Wie man sich irren kann

Falk Wook, Pastor der Ev.-luth. Kirchengemeinde Zum Guten Hirten, Godshorn

Falk Wook, Pastor der Ev.-luth. Kirchengemeinde Zum Guten Hirten, Godshorn
Falk Wook, Pastor der Ev.-luth. Kirchengemeinde Zum Guten Hirten, Godshorn

Zu den Lieblingssendungen der älteren Frau gehörte die Sendung „Verstehen Sie Spaß?“. Der Moderator brachte Menschen in unvorhergesehene Situationen und nahm die Reaktionen dann mit einer versteckten Kamera auf. Am Abend vor unserer kleinen Geschichte, hatte die Frau eine dieser Sendungen gesehen. Dann sollte es ihr doch selbst passieren.

Nach dem Einkaufen in der Innenstadt wollte sie in einem Self-Service-Restaurant etwas essen. Sie suchte einen Platz an einem freien Tisch, hängte die Einkaufstaschen an den Stuhl und ging dann zum Tresen, um einen Teller Suppe und einen Salat zu holen. Als sie das Tablett mit den beiden Tellern auf ihren Tisch gestellt hatte, bemerkte sie, dass sie das Besteck vergessen hatte. Sie kehrte noch einmal zum Tresen zurück, nahm Löffel und Gabel und ging zu ihrem Platz. Zu ihrer großen Überraschung saß dort ein baumlanger dunkelhäutiger „Fremder“ und löffelte genüsslich den Teller Suppe. Blitzartig schoss ihr durch den Kopf: das kann nur ein Jux von „Verstehen Sie Spaß?“ sein. Sie setzte ein Fernsehlächeln auf, nahm neben dem „Fremden“ Platz und begann auch Suppe von dem Teller zu löffeln. Der „Fremde“ tat überrascht, schob ihr aber dann mit einem Lächeln den Teller entgegen. Das gleiche wiederholte sich beim Salat. Als beide Teller leer waren, holte -der „Fremde“ zwei Tassen Kaffee und stellte eine davon vor die Frau. Nach dem Kaffee verbeugte er sich kurz und verließ lächelnd das Lokal. Gut hatte sie das gemacht. Nun brauchte nur noch der Moderator kommen, die versteckte Kamera zu zeigen, um den Spaß aufzuklären. Doch sie wartete vergeblich. Die Zeit verging, kein Moderator kam. Schließlich wollte sie gehen und griff nach ihren Einkaufstaschen. Aber, oh Schreck, die Hände griffen ins Leere, da war keine Einkaufstasche mehr. "Dieser Ausländer" fuhr es ihr durch den Kopf. Wie konnte sie nur so vertrauensselig sein? Sie sprang auf und wollte gerade nach der Polizei rufen. Da fiel ihr Blick auf den Platz zwei Tische weiter. Dort stand immer noch ein Tablett mit einem Teller Suppe und einem Salat ohne Besteck. Sie war also aus Versehen an den falschen Tisch geraten. Beschämt und nachdenklich ging sich nach Hause.

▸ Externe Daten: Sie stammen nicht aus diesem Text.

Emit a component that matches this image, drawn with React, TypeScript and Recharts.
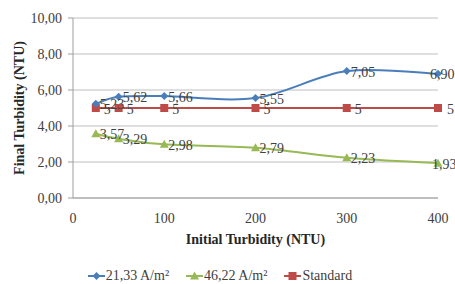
import { CartesianGrid, Label, LabelList, Legend, Line, LineChart, XAxis, YAxis } from "recharts";

const initialTurbidity = [25, 50, 100, 200, 300, 400];
const low = [5.23, 5.62, 5.66, 5.55, 7.05, 6.9];
const high = [3.57, 3.29, 2.98, 2.79, 2.23, 1.93];
const standard = [5, 5, 5, 5, 5, 5];
const yTicks = [0, 2, 4, 6, 8, 10];
const xTicks = [0, 100, 200, 300, 400];

const data = initialTurbidity.map((x, i) => ({ x, low: low[i], high: high[i], standard: standard[i] }));

const BLUE = "#4A7EBB";
const GREEN = "#98B954";
const RED = "#BE4B48";
const FONT = "'Liberation Serif', 'Times New Roman', serif";

const comma = (v: number, digits: number) => v.toFixed(digits).replace(".", ",");

// Excel-like smoothed line (Catmull-Rom through the points)
function smoothCurve(context: any) {
  let pts: number[][] = [];
  return {
    areaStart() {},
    areaEnd() {},
    lineStart() {
      pts = [];
    },
    point(x: number, y: number) {
      pts.push([+x, +y]);
    },
    lineEnd() {
      if (!pts.length) return;
      context.moveTo(pts[0][0], pts[0][1]);
      for (let i = 0; i < pts.length - 1; i++) {
        const p0 = pts[Math.max(i - 1, 0)];
        const p1 = pts[i];
        const p2 = pts[i + 1];
        const p3 = pts[Math.min(i + 2, pts.length - 1)];
        context.bezierCurveTo(
          p1[0] + (p2[0] - p0[0]) / 6,
          p1[1] + (p2[1] - p0[1]) / 6,
          p2[0] - (p3[0] - p1[0]) / 6,
          p2[1] - (p3[1] - p1[1]) / 6,
          p2[0],
          p2[1]
        );
      }
    },
  };
}

function Diamond({ cx, cy }: any) {
  if (cx == null || cy == null) return null;
  return <path d={`M${cx},${cy - 4}L${cx + 4},${cy}L${cx},${cy + 4}L${cx - 4},${cy}Z`} fill={BLUE} />;
}

function Triangle({ cx, cy }: any) {
  if (cx == null || cy == null) return null;
  return <path d={`M${cx},${cy - 4.5}L${cx + 4.5},${cy + 3.5}L${cx - 4.5},${cy + 3.5}Z`} fill={GREEN} />;
}

function Square({ cx, cy }: any) {
  if (cx == null || cy == null) return null;
  return <rect x={cx - 4} y={cy - 4} width={8} height={8} fill={RED} />;
}

function makeLabel(digits: number, gap: number, lastShift: number) {
  return (props: any) => {
    const { x, y, value, index } = props;
    const dx = index === initialTurbidity.length - 1 ? lastShift : gap;
    return (
      <text x={x + dx} y={y + 1} dominantBaseline="central" fontSize={14} fontFamily={FONT} fill="#404040">
        {comma(Number(value), digits)}
      </text>
    );
  };
}

const legendItems = [
  { name: "21,33 A/m²", color: BLUE, shape: "diamond" },
  { name: "46,22 A/m²", color: GREEN, shape: "triangle" },
  { name: "Standard", color: RED, shape: "square" },
];

function LegendContent() {
  return (
    <div style={{ height: 30, display: "flex", justifyContent: "center", alignItems: "flex-end", fontFamily: FONT, fontSize: 14, color: "#404040", paddingLeft: 2 }}>
      {legendItems.map((it, i) => (
        <span key={it.name} style={{ display: "inline-flex", alignItems: "center", marginLeft: i ? 17 : 0, lineHeight: "16px" }}>
          <svg width={17} height={10} style={{ marginRight: 1 }}>
            <line x1={0} y1={5} x2={17} y2={5} stroke={it.color} strokeWidth={2} />
            {it.shape === "diamond" && <path d="M8.5,1L12.5,5L8.5,9L4.5,5Z" fill={it.color} />}
            {it.shape === "triangle" && <path d="M8.5,0.5L13,8.5L4,8.5Z" fill={it.color} />}
            {it.shape === "square" && <rect x={4.5} y={1} width={8} height={8} fill={it.color} />}
          </svg>
          {it.name}
        </span>
      ))}
    </div>
  );
}

export default function App() {
  return (
    <div style={{ position: "fixed", left: 0, top: 0, background: "#fff" }}>
      <LineChart width={455} height={284} data={data} margin={{ top: 18, right: 17, left: 0, bottom: 0 }}>
        <CartesianGrid vertical={false} stroke="#BFBFBF" />
        <XAxis
          dataKey="x"
          type="number"
          domain={[0, 400]}
          ticks={xTicks}
          tickLine={false}
          axisLine={{ stroke: "#9E9E9E" }}
          tickMargin={9}
          height={56}
          tick={{ fontSize: 14, fontFamily: FONT, fill: "#404040" }}
        >
          <Label
            content={({ viewBox }: any) => (
              <text x={viewBox.x + viewBox.width / 2} y={viewBox.y + 41} textAnchor="middle" dominantBaseline="central" fontSize={14} fontWeight="bold" fontFamily={FONT} fill="#262626">
                Initial Turbidity (NTU)
              </text>
            )}
          />
        </XAxis>
        <YAxis
          type="number"
          domain={[0, 10]}
          ticks={yTicks}
          width={73}
          tickSize={5}
          tickMargin={6}
          tickLine={{ stroke: "#9E9E9E" }}
          axisLine={{ stroke: "#9E9E9E" }}
          tickFormatter={(v: number) => comma(v, 2)}
          tick={{ fontSize: 14, fontFamily: FONT, fill: "#404040" }}
        >
          <Label
            content={({ viewBox }: any) => {
              const cx = viewBox.x + 19;
              const cy = viewBox.y + viewBox.height / 2;
              return (
                <text x={cx} y={cy} transform={`rotate(-90 ${cx} ${cy})`} textAnchor="middle" dominantBaseline="central" fontSize={14} fontWeight="bold" fontFamily={FONT} fill="#262626">
                  Final Turbidity (NTU)
                </text>
              );
            }}
          />
        </YAxis>
        <Legend verticalAlign="bottom" content={<LegendContent />} />
        <Line type={smoothCurve as any} dataKey="standard" stroke={RED} strokeWidth={2} dot={<Square />} isAnimationActive={false}>
          <LabelList dataKey="standard" content={makeLabel(0, 8, 9)} />
        </Line>
        <Line type={smoothCurve as any} dataKey="low" stroke={BLUE} strokeWidth={2} dot={<Diamond />} isAnimationActive={false}>
          <LabelList dataKey="low" content={makeLabel(2, 4, -8)} />
        </Line>
        <Line type={smoothCurve as any} dataKey="high" stroke={GREEN} strokeWidth={2} dot={<Triangle />} isAnimationActive={false}>
          <LabelList dataKey="high" content={makeLabel(2, 4, -6)} />
        </Line>
      </LineChart>
    </div>
  );
}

Ich denke, es ist an der Zeit diese Geschichte wieder zu erzählen. Nicht nur, dass wir es hier mit den ganz alltäglichen Vorurteilen „Fremden“ gegenüber zu tun haben, oder einem weit verbreiteten Rassismus. Nein, es geht auch um die Unbeirrbarkeit der eigenen Überzeugungen, oder der eigenen eingebildeten Wahrheit, mit der heute von Populisten politisch Kasse gemacht wird. Ich denke dabei an Wahlen, wie in Thüringen, wo eine Partei, die dem Faschismus das Wort redet, über 20 Prozent Wählerstimmen mit solchen Vorurteilen abkassiert hat. Das sind zu viele Stimmen. Da wird mit den Vorurteilen unserer Geschichte gearbeitet, um auszugrenzen, Hass zu verbreiten und die, die nicht gleicher Meinung sind, zu verunglimpfen. Das Ergebnis sind der versuchte Anschlag in Halle auf die jüdische Synagoge, Drohungen an Politiker und Hass im Internet.

Deshalb: Erinnern wir uns“ unserer Geschichte“: Es reicht. Da gibt es nur eins: Sagt Nein! Zu Rassismus, Hass und Menschenverachtung.